====== Entries provided

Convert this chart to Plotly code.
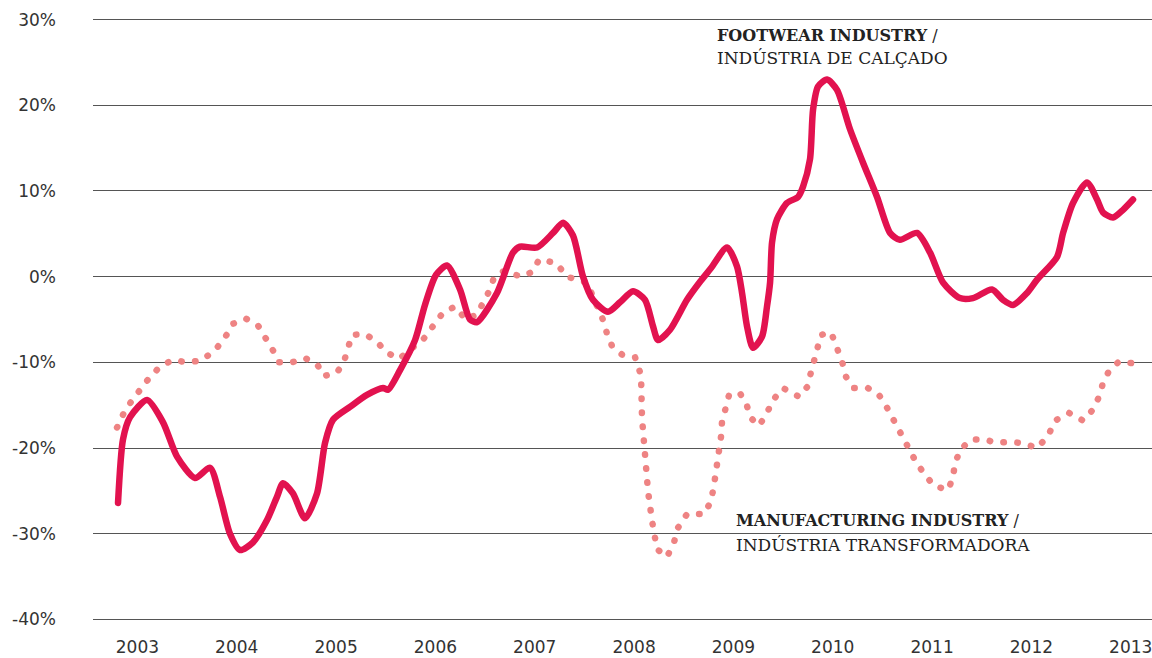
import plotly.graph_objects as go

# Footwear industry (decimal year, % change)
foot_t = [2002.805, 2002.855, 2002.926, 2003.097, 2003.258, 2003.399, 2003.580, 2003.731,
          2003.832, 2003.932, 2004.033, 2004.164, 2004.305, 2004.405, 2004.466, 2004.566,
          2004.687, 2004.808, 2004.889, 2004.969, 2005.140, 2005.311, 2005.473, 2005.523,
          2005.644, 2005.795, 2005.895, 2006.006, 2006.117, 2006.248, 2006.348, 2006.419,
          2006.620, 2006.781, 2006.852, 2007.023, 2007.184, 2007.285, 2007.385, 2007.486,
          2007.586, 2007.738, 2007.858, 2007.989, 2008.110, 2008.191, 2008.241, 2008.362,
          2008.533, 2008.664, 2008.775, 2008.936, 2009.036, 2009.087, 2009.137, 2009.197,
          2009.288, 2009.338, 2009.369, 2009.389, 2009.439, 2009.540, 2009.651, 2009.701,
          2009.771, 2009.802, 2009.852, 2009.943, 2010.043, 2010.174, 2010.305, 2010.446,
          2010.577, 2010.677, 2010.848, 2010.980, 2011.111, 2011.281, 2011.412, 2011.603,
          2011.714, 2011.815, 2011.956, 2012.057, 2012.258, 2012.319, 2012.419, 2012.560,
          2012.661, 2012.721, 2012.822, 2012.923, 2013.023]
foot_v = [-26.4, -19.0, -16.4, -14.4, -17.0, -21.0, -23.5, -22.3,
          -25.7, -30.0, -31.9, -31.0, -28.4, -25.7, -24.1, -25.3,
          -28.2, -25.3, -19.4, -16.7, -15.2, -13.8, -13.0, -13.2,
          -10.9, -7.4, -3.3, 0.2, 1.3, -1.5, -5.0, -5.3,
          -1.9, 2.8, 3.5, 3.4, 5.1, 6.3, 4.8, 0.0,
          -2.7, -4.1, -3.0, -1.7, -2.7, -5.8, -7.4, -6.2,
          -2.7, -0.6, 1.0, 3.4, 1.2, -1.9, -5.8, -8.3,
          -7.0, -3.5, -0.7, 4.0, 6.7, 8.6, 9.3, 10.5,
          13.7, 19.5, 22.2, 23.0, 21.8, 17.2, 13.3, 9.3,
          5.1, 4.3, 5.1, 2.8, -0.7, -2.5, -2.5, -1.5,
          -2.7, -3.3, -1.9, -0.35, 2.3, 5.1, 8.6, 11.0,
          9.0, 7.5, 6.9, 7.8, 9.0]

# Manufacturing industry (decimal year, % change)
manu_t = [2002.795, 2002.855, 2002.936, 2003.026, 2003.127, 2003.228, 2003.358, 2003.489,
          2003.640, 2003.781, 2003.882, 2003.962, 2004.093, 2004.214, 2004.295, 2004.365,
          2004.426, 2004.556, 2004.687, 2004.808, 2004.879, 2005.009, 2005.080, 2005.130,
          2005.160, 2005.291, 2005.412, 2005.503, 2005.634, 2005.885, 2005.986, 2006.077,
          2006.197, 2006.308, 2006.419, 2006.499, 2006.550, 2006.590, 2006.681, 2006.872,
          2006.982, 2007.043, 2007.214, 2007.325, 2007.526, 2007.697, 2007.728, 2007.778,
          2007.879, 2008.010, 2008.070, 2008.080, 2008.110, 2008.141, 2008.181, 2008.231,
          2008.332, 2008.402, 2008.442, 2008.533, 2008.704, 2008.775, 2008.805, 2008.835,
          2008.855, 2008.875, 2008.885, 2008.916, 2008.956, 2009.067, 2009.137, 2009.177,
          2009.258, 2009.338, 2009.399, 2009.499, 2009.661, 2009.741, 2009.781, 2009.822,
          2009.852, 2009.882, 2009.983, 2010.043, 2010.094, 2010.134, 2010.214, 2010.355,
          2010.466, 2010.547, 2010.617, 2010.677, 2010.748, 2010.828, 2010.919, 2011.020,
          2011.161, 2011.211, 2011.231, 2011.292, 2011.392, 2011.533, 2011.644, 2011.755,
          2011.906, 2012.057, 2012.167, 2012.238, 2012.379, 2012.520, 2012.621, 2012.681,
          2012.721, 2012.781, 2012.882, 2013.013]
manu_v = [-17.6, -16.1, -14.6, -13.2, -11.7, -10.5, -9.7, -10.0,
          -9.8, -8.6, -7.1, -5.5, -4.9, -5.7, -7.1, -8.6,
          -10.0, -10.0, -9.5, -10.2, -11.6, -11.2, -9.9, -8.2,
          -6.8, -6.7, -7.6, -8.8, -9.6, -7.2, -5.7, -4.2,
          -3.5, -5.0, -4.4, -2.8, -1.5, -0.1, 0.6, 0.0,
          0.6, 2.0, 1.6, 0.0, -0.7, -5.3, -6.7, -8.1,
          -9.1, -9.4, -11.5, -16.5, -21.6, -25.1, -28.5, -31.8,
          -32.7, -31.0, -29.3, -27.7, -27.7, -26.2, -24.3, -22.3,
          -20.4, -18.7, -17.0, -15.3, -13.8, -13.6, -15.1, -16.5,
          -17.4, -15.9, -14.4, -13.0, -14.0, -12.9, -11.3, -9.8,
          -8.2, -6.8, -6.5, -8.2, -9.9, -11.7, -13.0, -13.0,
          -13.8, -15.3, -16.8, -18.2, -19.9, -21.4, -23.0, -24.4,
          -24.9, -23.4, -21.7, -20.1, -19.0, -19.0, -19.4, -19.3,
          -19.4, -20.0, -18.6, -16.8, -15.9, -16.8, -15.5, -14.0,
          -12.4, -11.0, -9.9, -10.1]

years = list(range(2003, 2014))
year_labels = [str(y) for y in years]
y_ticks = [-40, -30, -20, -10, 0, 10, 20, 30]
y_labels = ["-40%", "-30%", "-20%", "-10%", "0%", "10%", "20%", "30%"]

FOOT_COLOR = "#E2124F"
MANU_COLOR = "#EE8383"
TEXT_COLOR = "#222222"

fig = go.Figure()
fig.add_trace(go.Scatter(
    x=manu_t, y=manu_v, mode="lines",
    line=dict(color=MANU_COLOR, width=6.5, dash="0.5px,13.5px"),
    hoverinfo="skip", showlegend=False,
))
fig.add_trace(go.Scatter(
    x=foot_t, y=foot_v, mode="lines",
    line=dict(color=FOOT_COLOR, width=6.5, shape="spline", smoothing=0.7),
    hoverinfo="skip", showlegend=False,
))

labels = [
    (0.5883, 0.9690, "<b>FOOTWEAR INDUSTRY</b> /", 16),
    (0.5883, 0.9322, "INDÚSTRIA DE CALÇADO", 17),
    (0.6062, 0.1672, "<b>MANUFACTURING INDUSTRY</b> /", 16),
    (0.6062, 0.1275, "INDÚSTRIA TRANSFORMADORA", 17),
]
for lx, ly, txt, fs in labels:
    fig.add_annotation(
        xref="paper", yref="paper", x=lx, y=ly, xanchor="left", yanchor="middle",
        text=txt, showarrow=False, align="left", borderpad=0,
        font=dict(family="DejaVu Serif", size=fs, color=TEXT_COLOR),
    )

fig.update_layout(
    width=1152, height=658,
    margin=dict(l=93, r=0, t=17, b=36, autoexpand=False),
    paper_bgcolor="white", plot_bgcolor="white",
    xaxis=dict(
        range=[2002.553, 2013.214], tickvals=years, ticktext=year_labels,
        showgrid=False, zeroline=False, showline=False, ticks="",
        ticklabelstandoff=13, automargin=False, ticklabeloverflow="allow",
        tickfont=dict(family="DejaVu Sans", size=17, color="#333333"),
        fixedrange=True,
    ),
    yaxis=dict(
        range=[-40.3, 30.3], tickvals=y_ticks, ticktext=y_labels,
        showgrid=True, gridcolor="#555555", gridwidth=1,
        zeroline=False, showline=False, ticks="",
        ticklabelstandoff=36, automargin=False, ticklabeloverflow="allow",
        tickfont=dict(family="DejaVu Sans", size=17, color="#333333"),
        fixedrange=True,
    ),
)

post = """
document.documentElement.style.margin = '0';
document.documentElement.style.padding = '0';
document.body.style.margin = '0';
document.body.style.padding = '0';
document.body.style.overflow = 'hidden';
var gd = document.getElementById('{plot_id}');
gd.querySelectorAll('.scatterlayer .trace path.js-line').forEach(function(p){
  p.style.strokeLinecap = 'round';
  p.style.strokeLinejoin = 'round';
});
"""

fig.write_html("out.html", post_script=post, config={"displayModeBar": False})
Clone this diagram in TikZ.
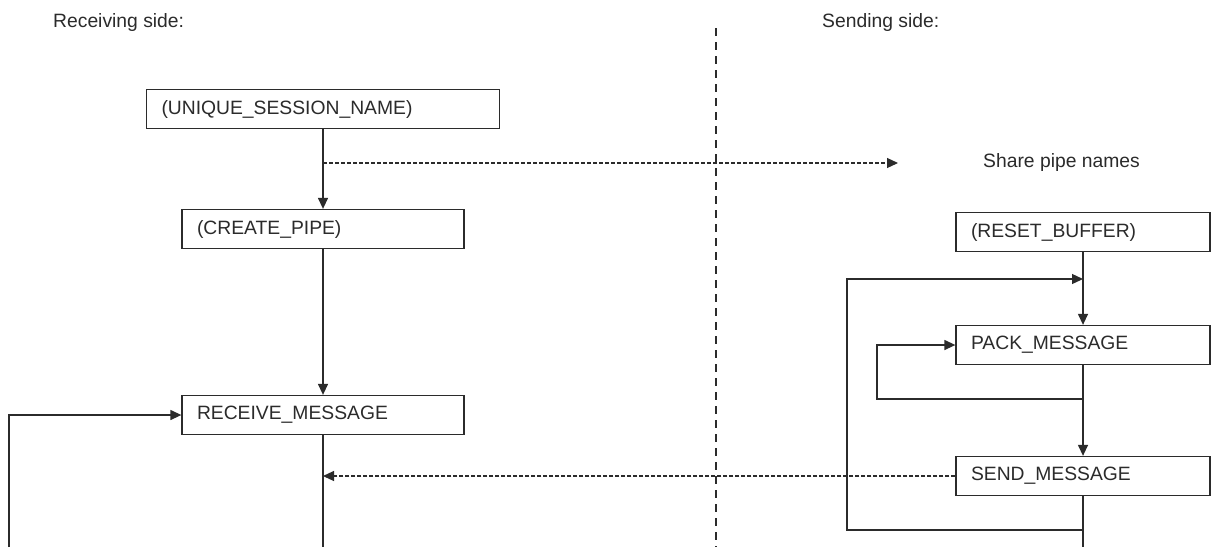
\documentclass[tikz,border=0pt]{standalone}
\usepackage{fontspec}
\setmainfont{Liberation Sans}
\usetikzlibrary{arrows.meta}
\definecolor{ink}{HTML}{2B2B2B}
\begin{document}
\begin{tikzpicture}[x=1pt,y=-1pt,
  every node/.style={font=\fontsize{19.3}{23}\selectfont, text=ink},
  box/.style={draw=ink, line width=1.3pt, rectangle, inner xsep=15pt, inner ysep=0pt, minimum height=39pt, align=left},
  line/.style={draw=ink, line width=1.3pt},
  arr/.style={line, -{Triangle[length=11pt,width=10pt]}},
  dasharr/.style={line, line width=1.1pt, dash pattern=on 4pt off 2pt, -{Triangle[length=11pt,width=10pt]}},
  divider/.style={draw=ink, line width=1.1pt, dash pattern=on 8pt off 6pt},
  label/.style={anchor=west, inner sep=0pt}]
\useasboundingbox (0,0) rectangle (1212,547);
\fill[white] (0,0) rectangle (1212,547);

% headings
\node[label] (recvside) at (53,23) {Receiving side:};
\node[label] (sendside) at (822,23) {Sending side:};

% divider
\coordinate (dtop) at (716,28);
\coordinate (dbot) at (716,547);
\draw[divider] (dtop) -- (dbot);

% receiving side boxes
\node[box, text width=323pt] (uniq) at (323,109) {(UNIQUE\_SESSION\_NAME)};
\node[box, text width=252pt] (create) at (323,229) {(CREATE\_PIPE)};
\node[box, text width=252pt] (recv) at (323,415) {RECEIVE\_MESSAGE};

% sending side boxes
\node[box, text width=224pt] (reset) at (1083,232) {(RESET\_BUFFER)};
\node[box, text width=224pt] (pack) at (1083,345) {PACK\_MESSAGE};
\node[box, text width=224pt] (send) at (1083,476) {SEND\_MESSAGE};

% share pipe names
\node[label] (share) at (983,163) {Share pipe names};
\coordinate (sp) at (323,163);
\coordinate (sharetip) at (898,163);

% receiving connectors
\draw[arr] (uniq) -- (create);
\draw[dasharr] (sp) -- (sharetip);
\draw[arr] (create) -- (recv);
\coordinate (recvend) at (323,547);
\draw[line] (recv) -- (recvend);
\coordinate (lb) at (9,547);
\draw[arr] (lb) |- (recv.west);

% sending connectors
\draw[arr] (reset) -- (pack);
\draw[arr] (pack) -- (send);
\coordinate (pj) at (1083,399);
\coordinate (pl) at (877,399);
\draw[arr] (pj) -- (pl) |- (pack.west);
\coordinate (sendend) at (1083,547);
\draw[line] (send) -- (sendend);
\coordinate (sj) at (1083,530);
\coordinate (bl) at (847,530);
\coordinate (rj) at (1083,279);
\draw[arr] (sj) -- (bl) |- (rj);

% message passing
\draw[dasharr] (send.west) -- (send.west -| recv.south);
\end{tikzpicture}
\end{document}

============

● **Directions**: Omitting all pictures, restate exactly the lines of the material from its start through the line that contains "import plotly.graph_objects as go".

● **Right answer**:
Convert this chart to Plotly code.
import plotly.graph_objects as go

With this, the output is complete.